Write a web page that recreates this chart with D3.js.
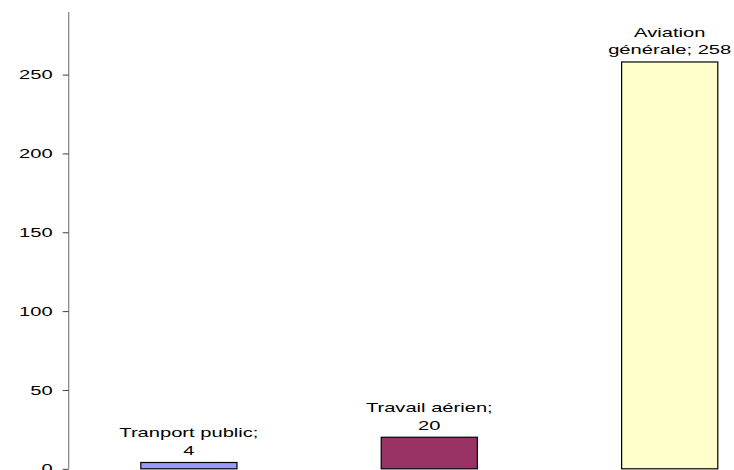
<!DOCTYPE html>
<html><head><meta charset="utf-8">
<script src="https://cdn.jsdelivr.net/npm/d3@7"></script>
<style>body{margin:0;background:#fff}svg{display:block}</style>
</head><body>
<svg id="c" width="734" height="470"></svg>
<script>
const categories = ["Tranport public", "Travail aérien", "Aviation générale"];
const labelLines = [["Tranport public;", "4"], ["Travail aérien;", "20"], ["Aviation", "générale; 258"]];
const values = [4, 20, 258];
const colors = ["#9999FF", "#993366", "#FFFFCC"];
const yTicks = [0, 50, 100, 150, 200, 250];

const FONT = "Liberation Sans, Arial, sans-serif";
const SX = 1.55;
const svg = d3.select("#c");
const x0 = 68.7, step = 240.4;
const x = d3.scaleBand().domain(categories).range([x0, x0 + 3 * step]).paddingInner(0.6).paddingOuter(0.3);
const y = d3.scaleLinear().domain([0, 289.7]).range([468.8, 12]);

const ax = svg.append("g").attr("transform", `translate(${x0},0)`)
  .call(d3.axisLeft(y).tickValues(yTicks).tickSize(6).tickPadding(10));
ax.select(".domain").attr("stroke", "#808080").attr("stroke-width", 1.2).attr("d", `M0,${y(289.7)}V${y(0)}`);
ax.selectAll(".tick line").attr("stroke", "#404040");
ax.selectAll(".tick text")
  .attr("font-family", FONT).attr("font-size", 13).attr("fill", "#000")
  .attr("x", -16 / SX).attr("transform", `scale(${SX},1)`);

svg.append("g").selectAll("rect").data(values).join("rect")
  .attr("x", (d, i) => x(categories[i]))
  .attr("width", x.bandwidth())
  .attr("y", d => y(d))
  .attr("height", d => y(0) - y(d))
  .attr("fill", (d, i) => colors[i])
  .attr("stroke", "#000").attr("stroke-width", 1.2);

const lg = svg.append("g").attr("font-family", FONT).attr("font-size", 13).attr("fill", "#000").attr("text-anchor", "middle");
values.forEach((v, i) => {
  const cx = x(categories[i]) + x.bandwidth() / 2;
  const lines = labelLines[i];
  const base = y(v) - 7.5;
  lines.forEach((t, j) => {
    lg.append("text")
      .attr("transform", `translate(${cx},${base - (lines.length - 1 - j) * 17.5}) scale(${SX},1)`)
      .text(t);
  });
});
</script>
</body></html>
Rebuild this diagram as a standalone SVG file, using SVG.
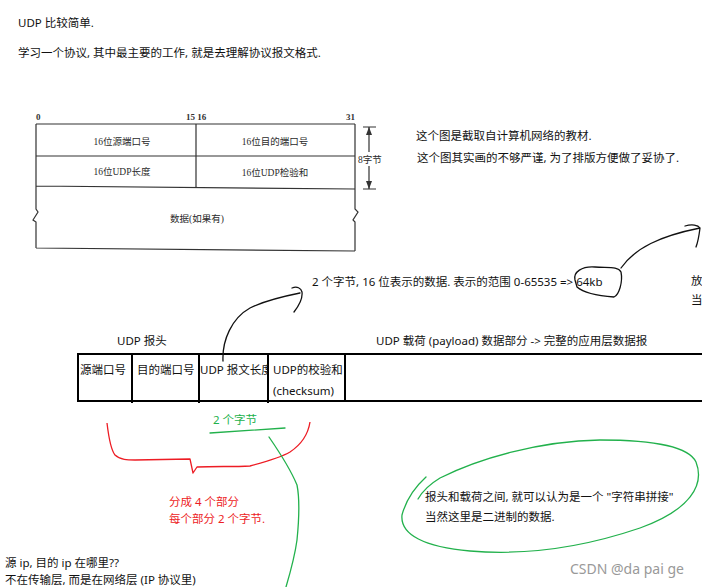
<svg xmlns="http://www.w3.org/2000/svg" width="702" height="587" viewBox="0 0 702 587">
<style>
text{font-family:"Noto Sans","Noto Sans CJK SC",sans-serif;font-size:11.5px;fill:#111}
.book{font-family:"Liberation Serif","Noto Sans CJK SC",serif;font-size:9.5px;fill:#2a2a2a}
.num{font-family:"Liberation Serif",serif;font-size:9px;font-weight:bold;fill:#333}
.bl{stroke:#333;stroke-width:1.2;fill:none}
.tbl{stroke:#000;stroke-width:2;fill:none}
.red{fill:#ed1c24}
.grn{fill:#22b14c}
.ink{stroke:#111;stroke-width:1.3;fill:none;stroke-linecap:round;stroke-linejoin:round}
.rs{stroke:#ed1c24;stroke-width:1.3;fill:none;stroke-linejoin:round}
.gs{stroke:#22b14c;stroke-width:1.3;fill:none;stroke-linecap:round}
.wm{fill:#999;font-size:14px}
</style>
<defs>
<clipPath id="c3"><rect x="199" y="354" width="69" height="47"/></clipPath>
</defs>
<rect width="702" height="587" fill="#fff"/>

<g id="intro">
<text x="18" y="27">UDP 比较简单.</text>
<text x="18" y="57">学习一个协议, 其中最主要的工作, 就是去理解协议报文格式.</text>
</g>

<g id="textbook-figure">
<text class="num" x="36" y="120">0</text>
<text class="num" x="186" y="120">15 16</text>
<text class="num" x="346" y="120">31</text>
<path class="bl" d="M36 124 H355 M36 156 H355 M36 186 L355 189 M196 124 V187 M36 124 V209 L38 212 L33 220 L36 222 V248 M355 124 V209 L358 212 L353 220 L355 222 V251 M36 248 L355 251"/>
<text class="book" x="122" y="145" text-anchor="middle">16位源端口号</text>
<text class="book" x="275" y="145" text-anchor="middle">16位目的端口号</text>
<text class="book" x="122" y="175" text-anchor="middle">16位UDP长度</text>
<text class="book" x="275" y="176" text-anchor="middle">16位UDP检验和</text>
<text class="book" x="197" y="222" text-anchor="middle">数据(如果有)</text>
<path class="bl" d="M363 127 H376 M363 189 H376 M369 127 V152 M369 166 V189"/>
<path d="M369 127 L366 135 H372 Z M369 189 L366 181 H372 Z" fill="#333"/>
<text class="book" x="370" y="163" text-anchor="middle" font-size="9px">8字节</text>
</g>

<g id="note-textbook">
<text x="416" y="140">这个图是截取自计算机网络的教材.</text>
<text x="417" y="162">这个图其实画的不够严谨, 为了排版方便做了妥协了.</text>
</g>

<g id="note-length">
<text x="312" y="286" font-size="12px">2 个字节, 16 位表示的数据. 表示的范围 0-65535 =&gt; 64kb</text>
</g>

<g id="note-clipped">
<text x="691" y="285">放</text>
<text x="691" y="304">当</text>
</g>

<g id="udp-header">
<text x="117" y="345">UDP 报头</text>
<text x="376" y="345">UDP 载荷 (payload) 数据部分 -&gt; 完整的应用层数据报</text>
<path class="tbl" d="M78 354 H702 M78 401 H702 M78 353 V402 M132 354 V403 M199 354 V403 M268 354 V403 M345 354 V402"/>
<g id="cell-src"><text x="80" y="374">源端口号</text></g>
<g id="cell-dst"><text x="137" y="374">目的端口号</text></g>
<g id="cell-len"><text x="200" y="374" clip-path="url(#c3)">UDP 报文长度</text></g>
<g id="cell-sum"><text x="273" y="374">UDP的校验和</text><text x="273" y="395">(checksum)</text></g>
</g>

<g id="connectors">
<path class="ink" d="M575 280 C573 272 582 266 595 267 C608 268 618 266 621 272 C623 282 619 295 614 297 C600 296 585 294 577 287 Z"/>
<path class="ink" d="M621 268 C635 248 660 236 700 228 M685 226 C692 224 698 225 700 228 C699 236 698 242 696 247"/>
<path class="ink" d="M223 361 C222 340 232 318 250 308 C266 300 285 296 300 293 M292 288 C297 286 301 288 302 292 C303 300 298 307 294 312"/>
<path class="rs" d="M107 423 C109 440 111 450 115 455 C120 460 128 460 135 460 L190 459 L193 473 L197 467 C215 466 232 467 250 466 C265 462 280 458 290 452 C302 444 308 435 310 422"/>
<path class="gs" d="M210 433 L285 428"/>
<path class="gs" d="M269 437 C280 453 290 468 297 485 C300 500 299 520 297 540 C295 555 291 570 286 587"/>
<path class="gs" d="M426 477 C415 487 406 500 402 515 C400 535 425 547 470 551 C530 556 590 545 640 528 C690 510 705 485 696 462 C688 445 650 440 600 440 C540 441 480 458 440 478 C430 484 422 492 418 499"/>
</g>

<g id="brace-labels">
<text class="grn" x="213" y="424">2 个字节</text>
<text class="red" x="169" y="506">分成 4 个部分</text>
<text class="red" x="169" y="523">每个部分 2 个字节.</text>
</g>

<g id="note-concat">
<text x="425" y="501">报头和载荷之间, 就可以认为是一个 "字符串拼接"</text>
<text x="425" y="521">当然这里是二进制的数据.</text>
</g>

<g id="note-ip">
<text x="5" y="567">源 ip, 目的 ip 在哪里??</text>
<text x="5" y="584">不在传输层, 而是在网络层 (IP 协议里)</text>
</g>

<text class="wm" x="570" y="574">CSDN @da pai ge</text>
</svg>
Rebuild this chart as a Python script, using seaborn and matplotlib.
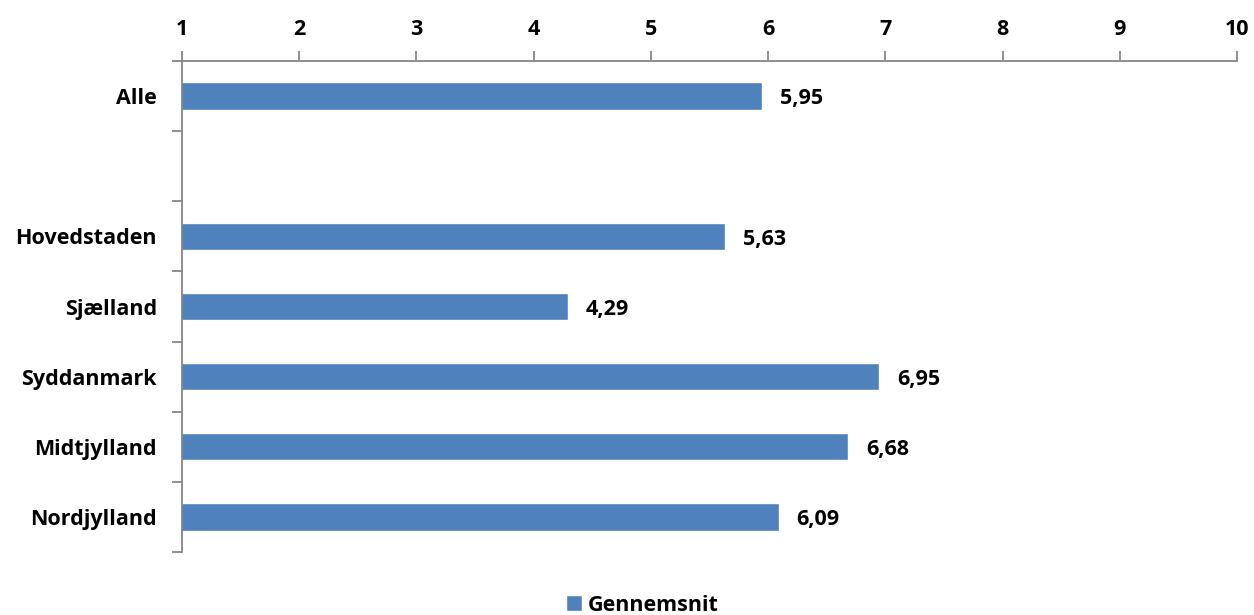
import matplotlib
matplotlib.use('Agg')

import numpy as np
import pandas as pd
import matplotlib.pyplot as plt
import seaborn as sns

regions = ['Alle', ' ', 'Hovedstaden', 'Sjælland', 'Syddanmark', 'Midtjylland', 'Nordjylland']
gennemsnit = [5.95, np.nan, 5.63, 4.29, 6.95, 6.68, 6.09]
series = 'Gennemsnit'

df = pd.DataFrame({'region': regions, 'value': gennemsnit, 'serie': series})

sns.set_style('white')
plt.rcParams['font.family'] = ['Open Sans', 'DejaVu Sans']
plt.rcParams['font.weight'] = 'bold'
plt.rcParams['text.color'] = 'black'
plt.rcParams['xtick.labelcolor'] = 'black'
plt.rcParams['ytick.labelcolor'] = 'black'

fig = plt.figure(figsize=(12.54, 6.15), dpi=100)
ax = fig.add_axes([0.1451, 0.1024, 0.8413, 0.7984])

sns.barplot(data=df, x='value', y='region', hue='serie', order=regions,
            orient='h', palette=['#4F81BD'], width=0.39, dodge=False,
            saturation=1, ax=ax, legend=True)

fs = 15.5
ax.set_xlim(1, 10)
ax.set_ylim(6.5, -0.5)
ax.xaxis.tick_top()
ax.set_xticks(range(1, 11))
ax.set_xticklabels([str(i) for i in range(1, 11)], fontsize=fs, fontweight='bold')
ax.tick_params(axis='x', top=True, direction='out', length=7, width=1.3, color='#868686', pad=8)

ax.set_yticks(range(len(regions)))
ax.set_yticklabels(regions, fontsize=fs, fontweight='bold')
ax.set_yticks(np.arange(-0.5, len(regions)), minor=True)
ax.tick_params(axis='y', which='major', left=True, length=0, pad=18)
ax.tick_params(axis='y', which='minor', left=True, direction='out', length=7, width=1.3, color='#868686')

ax.set_xlabel('')
ax.set_ylabel('')
for s in ['right', 'bottom']:
    ax.spines[s].set_visible(False)
for s in ['left', 'top']:
    ax.spines[s].set_color('#868686')
    ax.spines[s].set_linewidth(1.3)

for i, v in enumerate(gennemsnit):
    if not np.isnan(v):
        ax.annotate(f'{v:.2f}'.replace('.', ','), (v, i), xytext=(13, -2),
                    textcoords='offset points', ha='left', va='center',
                    fontsize=fs, fontweight='bold', color='black')

ax.legend(loc='center', bbox_to_anchor=(0.436, -0.108), frameon=False,
          handlelength=0.75, handleheight=0.75, handletextpad=0.25,
          prop={'size': fs, 'weight': 'bold'})

fig.savefig('out.png', dpi=100)
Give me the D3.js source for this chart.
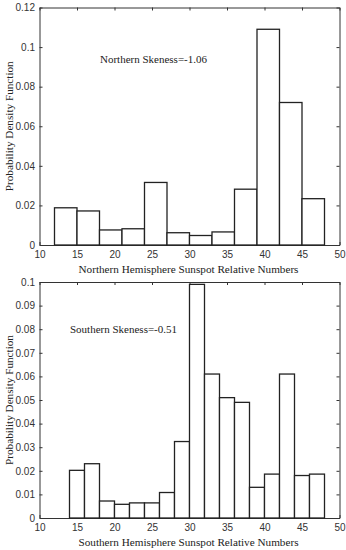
= = = = = = =
Exercise brief: Pick out all lines from the data above in which the word "using" appears.

Result:
Rebuild this diagram as a standalone SVG file, using SVG.
Rebuild this chart as a Python script, using seaborn and matplotlib.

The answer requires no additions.